Monday, May 02, 2005

An excellent essay on why Bruce Springsteen is what he is today, by Stephen Metcalf.

"Springsteen is no longer a musician. He's a belief system. And, like any belief system worth its salt, he brooks no in-between. You're either in or you're out. This has solidified Bruce's standing with his base, for whom he remains a god of total rock authenticity. But it's killed him with everyone else. To a legion of devout nonbelievers— they're not saying 'Bruuuce', they're booing—-- Bruce is more a phenomenon akin to Dianetics or Tinkerbell than "the new Dylan," as the Columbia Records promotions machine once hyped him. And so we've reached a strange juncture. About America's last rock star, it's either Pentecostal enthusiasm or total disdain."

Metcalf's hypothesis is that Jon Landau is responsible for turning The Boss into a sort of Chevy pickup balladeer, but I'm not so sure that this is entirely fair to either man-- for sure Bruce went willingly, and I have no doubt that Landau is fan, and always was.
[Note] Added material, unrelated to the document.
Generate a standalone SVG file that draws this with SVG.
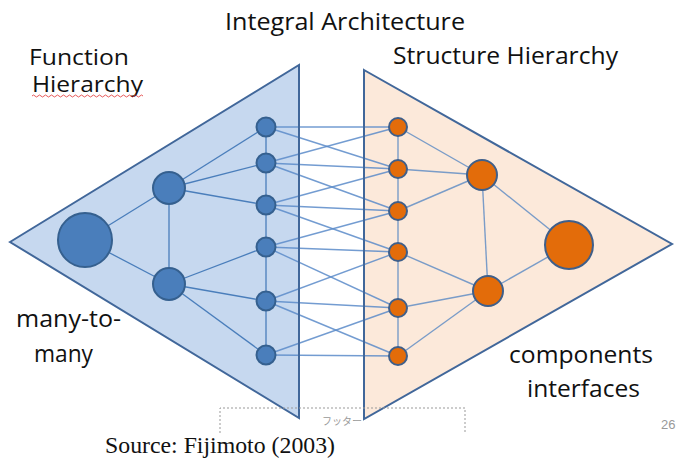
<svg xmlns="http://www.w3.org/2000/svg" width="678" height="458" viewBox="0 0 678 458">
<style>
.lbl{font-family:"Open Sans","Liberation Sans",sans-serif;font-size:23px;fill:#111}
.sm{font-size:21px}
.tri{stroke:#41679A;stroke-width:2}
.e{stroke:#4A7EBB;stroke-width:1.3;fill:none}
.x{stroke:#5B8BC9;stroke-width:1.4;fill:none;opacity:0.85}
.oe{stroke:#7A9CC8;stroke-width:1.4;fill:none}
.bn{fill:#4A7EBB;stroke:#35608F;stroke-width:2}
.on{fill:#E36C0A;stroke:#3F5F8A;stroke-width:2}
</style>
<rect width="678" height="458" fill="#fff"/>
<g id="triangles">
<polygon class="tri" points="10,242 299,65 299,418" fill="#C6D8EF"/>
<polygon class="tri" points="364,70 672,244 364,419" fill="#FCE9DA"/>
</g>
<g id="connectors">
<line class="e" x1="85" y1="240" x2="169" y2="188"/>
<line class="e" x1="85" y1="240" x2="169" y2="284"/>
<line class="e" x1="169" y1="188" x2="169" y2="284"/>
<line class="e" x1="169" y1="188" x2="266" y2="127"/>
<line class="e" x1="169" y1="188" x2="266" y2="163"/>
<line class="e" x1="169" y1="188" x2="266" y2="205"/>
<line class="e" x1="169" y1="284" x2="266" y2="247"/>
<line class="e" x1="169" y1="284" x2="266" y2="301"/>
<line class="e" x1="169" y1="284" x2="266" y2="355"/>
<line class="e" x1="266" y1="127" x2="266" y2="355"/>
<line class="oe" x1="398" y1="127" x2="398" y2="356"/>
<line class="oe" x1="482" y1="175" x2="398" y2="127"/>
<line class="oe" x1="482" y1="175" x2="398" y2="169"/>
<line class="oe" x1="482" y1="175" x2="398" y2="211"/>
<line class="oe" x1="482" y1="175" x2="488" y2="291"/>
<line class="oe" x1="482" y1="175" x2="569" y2="245"/>
<line class="oe" x1="488" y1="291" x2="569" y2="245"/>
<line class="oe" x1="488" y1="291" x2="398" y2="252"/>
<line class="oe" x1="488" y1="291" x2="398" y2="308"/>
<line class="oe" x1="488" y1="291" x2="398" y2="356"/>
<line class="x" x1="266" y1="127" x2="398" y2="127"/>
<line class="x" x1="266" y1="127" x2="398" y2="169"/>
<line class="x" x1="266" y1="163" x2="398" y2="127"/>
<line class="x" x1="266" y1="163" x2="398" y2="169"/>
<line class="x" x1="266" y1="163" x2="398" y2="211"/>
<line class="x" x1="266" y1="205" x2="398" y2="169"/>
<line class="x" x1="266" y1="205" x2="398" y2="211"/>
<line class="x" x1="266" y1="205" x2="398" y2="252"/>
<line class="x" x1="266" y1="247" x2="398" y2="211"/>
<line class="x" x1="266" y1="247" x2="398" y2="252"/>
<line class="x" x1="266" y1="247" x2="398" y2="308"/>
<line class="x" x1="266" y1="301" x2="398" y2="252"/>
<line class="x" x1="266" y1="301" x2="398" y2="308"/>
<line class="x" x1="266" y1="301" x2="398" y2="356"/>
<line class="x" x1="266" y1="355" x2="398" y2="308"/>
<line class="x" x1="266" y1="355" x2="398" y2="356"/>
</g>
<g id="tri-edges" fill="none" stroke="#41679A" stroke-width="2">
<line x1="299" y1="65" x2="299" y2="418"/>
<line x1="364" y1="70" x2="364" y2="419"/>
</g>
<g id="f-root"><circle class="bn" cx="85" cy="240" r="27"/></g>
<g id="f-mid1"><circle class="bn" cx="169" cy="188" r="16"/></g>
<g id="f-mid2"><circle class="bn" cx="169" cy="284" r="16"/></g>
<g id="f1"><circle class="bn" cx="266" cy="127" r="9.5" fill="#5A90D6"/></g>
<g id="f2"><circle class="bn" cx="266" cy="163" r="9.5"/></g>
<g id="f3"><circle class="bn" cx="266" cy="205" r="9.5"/></g>
<g id="f4"><circle class="bn" cx="266" cy="247" r="9.5"/></g>
<g id="f5"><circle class="bn" cx="266" cy="301" r="9.5"/></g>
<g id="f6"><circle class="bn" cx="266" cy="355" r="9.5"/></g>
<g id="s1"><circle class="on" cx="398" cy="127" r="9"/></g>
<g id="s2"><circle class="on" cx="398" cy="169" r="9"/></g>
<g id="s3"><circle class="on" cx="398" cy="211" r="9"/></g>
<g id="s4"><circle class="on" cx="398" cy="252" r="9"/></g>
<g id="s5"><circle class="on" cx="398" cy="308" r="9"/></g>
<g id="s6"><circle class="on" cx="398" cy="356" r="9"/></g>
<g id="s-mid1"><circle class="on" cx="482" cy="175" r="15"/></g>
<g id="s-mid2"><circle class="on" cx="488" cy="291" r="15"/></g>
<g id="s-root"><circle class="on" cx="569" cy="245" r="24"/></g>
<g id="footer">
<path d="M220,433 V408 H465 V433" fill="none" stroke="#999" stroke-width="1" stroke-dasharray="2,2"/>
<text x="342" y="425" text-anchor="middle" font-family="'Noto Sans CJK JP',sans-serif" font-size="10" fill="#999">フッター</text>
<text x="661" y="429" font-family="'Liberation Sans',sans-serif" font-size="13" fill="#999">26</text>
</g>
<g id="labels">
<text class="lbl" x="225" y="30" textLength="240" lengthAdjust="spacingAndGlyphs">Integral Architecture</text>
<text class="lbl sm" x="29" y="65" textLength="100" lengthAdjust="spacingAndGlyphs">Function</text>
<text class="lbl sm" x="32" y="92" textLength="111" lengthAdjust="spacingAndGlyphs">Hierarchy</text>
<path d="M32,96 q1.5,-2 3,0 t3,0 t3,0 t3,0 t3,0 t3,0 t3,0 t3,0 t3,0 t3,0 t3,0 t3,0 t3,0 t3,0 t3,0 t3,0 t3,0 t3,0 t3,0 t3,0 t3,0 t3,0 t3,0 t3,0 t3,0 t3,0 t3,0 t3,0 t3,0 t3,0 t3,0 t3,0 t3,0 t3,0 t3,0 t3,0 t3,0" fill="none" stroke="#E03030" stroke-width="0.8"/>
<text class="lbl" x="393" y="64" textLength="225" lengthAdjust="spacingAndGlyphs">Structure Hierarchy</text>
<text class="lbl" x="16" y="327" textLength="105" lengthAdjust="spacingAndGlyphs">many-to-</text>
<text class="lbl" x="34" y="362" textLength="59" lengthAdjust="spacingAndGlyphs">many</text>
<text class="lbl" x="509" y="363" textLength="144" lengthAdjust="spacingAndGlyphs">components</text>
<text class="lbl" x="527" y="397" textLength="113" lengthAdjust="spacingAndGlyphs">interfaces</text>
<text x="105" y="453" font-family="'Liberation Serif',serif" font-size="23" fill="#111" textLength="230" lengthAdjust="spacingAndGlyphs">Source: Fijimoto (2003)</text>
</g>
</svg>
Rock'n'roll has to be careful about sinking into self-parody; it is one of the risks of the business, and not many white guys can pull it off. I'd say Jerry Lee Lewis managed to hang on to his authenticity, and I suppose Keith has, but the Stones are teetering on the edge. Dylan seems to have, but one way that he has done it is by just keeping on, even if nobody cares. Maybe Lou Reed. Patti Smith. Anyone else? I'll think about it and get back to you.

The anchor anecdote of Springsteen's last tour was that in the post September 11 days someone driving by yelled to him, "We need you." That would be asking a lot of anyone, and it was certainly more than was fair to put on a guy whose best stuff is about hanging out with your buddies-- "Slackers," as the KRAC Captain might put it, "Before they invented the word for it." Give the guy credit for trying-- I don't read the real John Steinbeck anymore, but I recognize his work for being a sincere effort. I'm more likely to re-read "The Red Pony" than I am to pick up a copy of "Devils & Dust", but I have to admit that Metcalf has made me a little curious.